:: WHAT TO DO ::
Give back, unchanged, the line with "Give me the React, TypeScript", the line with "import * as d3 from 'd3';", and every line between them, and no other line.

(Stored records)
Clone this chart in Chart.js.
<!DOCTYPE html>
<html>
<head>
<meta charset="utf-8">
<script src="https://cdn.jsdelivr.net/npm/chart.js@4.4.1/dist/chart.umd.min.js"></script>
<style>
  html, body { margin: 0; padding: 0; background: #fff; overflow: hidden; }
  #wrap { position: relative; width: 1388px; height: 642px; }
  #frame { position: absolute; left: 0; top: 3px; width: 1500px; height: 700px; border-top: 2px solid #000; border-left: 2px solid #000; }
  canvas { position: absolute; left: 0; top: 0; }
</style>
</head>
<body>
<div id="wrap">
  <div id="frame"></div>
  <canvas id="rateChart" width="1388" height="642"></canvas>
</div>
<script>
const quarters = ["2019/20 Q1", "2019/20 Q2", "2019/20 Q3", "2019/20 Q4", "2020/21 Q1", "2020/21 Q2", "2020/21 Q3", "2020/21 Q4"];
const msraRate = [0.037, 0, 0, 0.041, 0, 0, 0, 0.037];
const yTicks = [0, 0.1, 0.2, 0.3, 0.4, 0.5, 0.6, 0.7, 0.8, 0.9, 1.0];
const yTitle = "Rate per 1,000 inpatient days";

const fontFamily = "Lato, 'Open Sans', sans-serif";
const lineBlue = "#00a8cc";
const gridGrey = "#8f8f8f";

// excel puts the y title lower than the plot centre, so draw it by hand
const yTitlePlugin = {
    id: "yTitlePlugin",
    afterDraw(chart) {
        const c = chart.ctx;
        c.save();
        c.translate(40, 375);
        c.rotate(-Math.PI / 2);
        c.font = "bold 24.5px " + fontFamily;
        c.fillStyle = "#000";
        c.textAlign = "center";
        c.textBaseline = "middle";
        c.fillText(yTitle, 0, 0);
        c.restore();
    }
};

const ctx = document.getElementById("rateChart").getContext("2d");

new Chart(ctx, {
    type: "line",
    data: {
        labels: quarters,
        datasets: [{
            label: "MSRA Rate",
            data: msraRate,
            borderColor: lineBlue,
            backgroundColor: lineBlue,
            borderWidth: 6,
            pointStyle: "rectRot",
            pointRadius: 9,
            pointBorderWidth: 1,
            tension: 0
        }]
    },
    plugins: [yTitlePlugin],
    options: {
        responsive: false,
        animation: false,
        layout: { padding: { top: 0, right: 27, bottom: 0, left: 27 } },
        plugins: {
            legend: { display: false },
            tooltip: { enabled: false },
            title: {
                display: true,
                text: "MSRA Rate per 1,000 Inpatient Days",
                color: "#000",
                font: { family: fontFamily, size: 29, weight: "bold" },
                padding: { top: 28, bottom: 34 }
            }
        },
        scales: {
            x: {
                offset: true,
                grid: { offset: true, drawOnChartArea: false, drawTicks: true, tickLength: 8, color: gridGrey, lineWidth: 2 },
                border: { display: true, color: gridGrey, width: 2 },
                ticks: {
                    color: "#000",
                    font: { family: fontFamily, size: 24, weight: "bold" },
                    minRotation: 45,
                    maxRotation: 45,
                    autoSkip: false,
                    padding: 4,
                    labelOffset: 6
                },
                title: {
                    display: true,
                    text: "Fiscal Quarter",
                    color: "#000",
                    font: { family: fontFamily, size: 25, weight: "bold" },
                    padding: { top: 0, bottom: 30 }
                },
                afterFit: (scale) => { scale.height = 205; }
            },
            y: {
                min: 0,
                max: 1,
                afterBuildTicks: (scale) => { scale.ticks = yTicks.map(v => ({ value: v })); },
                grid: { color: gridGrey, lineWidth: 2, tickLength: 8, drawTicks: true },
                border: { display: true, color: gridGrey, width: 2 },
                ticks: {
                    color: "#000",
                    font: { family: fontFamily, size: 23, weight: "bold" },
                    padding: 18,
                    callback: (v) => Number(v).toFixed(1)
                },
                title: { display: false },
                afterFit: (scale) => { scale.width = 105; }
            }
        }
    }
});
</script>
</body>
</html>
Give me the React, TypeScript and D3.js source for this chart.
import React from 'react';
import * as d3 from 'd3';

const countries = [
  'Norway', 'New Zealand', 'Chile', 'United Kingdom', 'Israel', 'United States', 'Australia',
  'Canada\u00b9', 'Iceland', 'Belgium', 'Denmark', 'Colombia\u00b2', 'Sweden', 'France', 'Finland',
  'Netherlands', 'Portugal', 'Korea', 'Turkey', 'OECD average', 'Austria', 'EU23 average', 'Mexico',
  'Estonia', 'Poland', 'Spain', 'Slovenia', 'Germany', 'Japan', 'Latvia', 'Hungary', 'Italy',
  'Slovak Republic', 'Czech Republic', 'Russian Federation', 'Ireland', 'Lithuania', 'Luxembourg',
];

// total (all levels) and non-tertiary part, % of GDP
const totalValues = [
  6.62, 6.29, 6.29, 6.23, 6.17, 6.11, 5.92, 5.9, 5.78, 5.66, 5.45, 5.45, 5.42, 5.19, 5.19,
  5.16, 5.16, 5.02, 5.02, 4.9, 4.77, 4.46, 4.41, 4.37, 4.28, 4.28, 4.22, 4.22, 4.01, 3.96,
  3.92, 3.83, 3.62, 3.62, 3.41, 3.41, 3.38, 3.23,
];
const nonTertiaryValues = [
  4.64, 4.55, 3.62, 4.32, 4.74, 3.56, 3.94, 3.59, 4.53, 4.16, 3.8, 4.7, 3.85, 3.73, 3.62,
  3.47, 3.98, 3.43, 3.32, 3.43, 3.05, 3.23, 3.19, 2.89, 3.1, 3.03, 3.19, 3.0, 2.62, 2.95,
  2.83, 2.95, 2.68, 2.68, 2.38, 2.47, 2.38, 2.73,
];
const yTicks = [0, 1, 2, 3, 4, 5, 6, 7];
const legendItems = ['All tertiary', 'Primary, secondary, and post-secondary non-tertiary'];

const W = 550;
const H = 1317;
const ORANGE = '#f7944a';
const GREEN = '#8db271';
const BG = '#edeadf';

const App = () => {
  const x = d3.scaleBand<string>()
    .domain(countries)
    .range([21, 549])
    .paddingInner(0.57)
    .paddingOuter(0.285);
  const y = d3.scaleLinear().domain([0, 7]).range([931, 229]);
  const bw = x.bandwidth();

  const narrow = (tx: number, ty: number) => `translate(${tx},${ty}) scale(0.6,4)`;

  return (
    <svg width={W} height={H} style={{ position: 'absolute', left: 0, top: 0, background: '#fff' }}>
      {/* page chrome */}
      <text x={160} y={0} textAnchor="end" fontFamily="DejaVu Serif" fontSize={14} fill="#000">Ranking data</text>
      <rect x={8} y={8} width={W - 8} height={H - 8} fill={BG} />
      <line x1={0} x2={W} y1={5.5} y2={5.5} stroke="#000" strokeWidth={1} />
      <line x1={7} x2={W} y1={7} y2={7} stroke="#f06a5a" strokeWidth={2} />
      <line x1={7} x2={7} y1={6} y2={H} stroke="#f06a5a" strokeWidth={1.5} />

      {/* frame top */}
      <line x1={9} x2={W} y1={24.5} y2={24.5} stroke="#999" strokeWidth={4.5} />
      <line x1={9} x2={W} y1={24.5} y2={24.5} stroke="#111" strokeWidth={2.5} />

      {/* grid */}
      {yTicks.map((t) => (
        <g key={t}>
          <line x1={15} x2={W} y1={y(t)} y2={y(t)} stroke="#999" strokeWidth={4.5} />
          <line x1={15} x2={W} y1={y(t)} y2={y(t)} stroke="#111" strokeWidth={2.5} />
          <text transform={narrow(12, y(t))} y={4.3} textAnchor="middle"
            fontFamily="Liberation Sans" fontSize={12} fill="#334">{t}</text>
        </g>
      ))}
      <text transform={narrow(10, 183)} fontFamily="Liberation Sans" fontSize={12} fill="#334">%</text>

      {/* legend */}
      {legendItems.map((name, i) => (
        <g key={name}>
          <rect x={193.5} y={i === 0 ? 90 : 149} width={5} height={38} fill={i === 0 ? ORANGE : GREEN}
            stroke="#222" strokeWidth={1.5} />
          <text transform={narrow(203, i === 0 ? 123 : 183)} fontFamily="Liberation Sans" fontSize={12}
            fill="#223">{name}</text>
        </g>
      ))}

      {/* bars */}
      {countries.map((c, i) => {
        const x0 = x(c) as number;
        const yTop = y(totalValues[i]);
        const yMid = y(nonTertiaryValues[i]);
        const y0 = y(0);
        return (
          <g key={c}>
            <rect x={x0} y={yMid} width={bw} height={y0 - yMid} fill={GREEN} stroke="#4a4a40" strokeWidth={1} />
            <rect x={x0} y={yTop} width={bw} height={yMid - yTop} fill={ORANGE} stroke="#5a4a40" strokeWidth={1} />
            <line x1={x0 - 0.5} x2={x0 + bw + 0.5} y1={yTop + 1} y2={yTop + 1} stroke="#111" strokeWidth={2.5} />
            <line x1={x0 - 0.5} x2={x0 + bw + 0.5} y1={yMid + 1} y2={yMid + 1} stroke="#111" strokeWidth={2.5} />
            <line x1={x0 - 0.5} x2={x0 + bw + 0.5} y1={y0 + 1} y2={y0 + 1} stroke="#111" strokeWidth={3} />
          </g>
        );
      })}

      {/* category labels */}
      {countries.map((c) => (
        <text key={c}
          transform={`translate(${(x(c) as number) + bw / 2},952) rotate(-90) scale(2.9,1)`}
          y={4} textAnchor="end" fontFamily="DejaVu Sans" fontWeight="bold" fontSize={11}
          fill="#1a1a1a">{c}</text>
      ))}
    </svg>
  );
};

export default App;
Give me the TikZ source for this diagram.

:: WORKED ANSWER ::
Give me the React, TypeScript and D3.js source for this chart.
import React from 'react';
import * as d3 from 'd3';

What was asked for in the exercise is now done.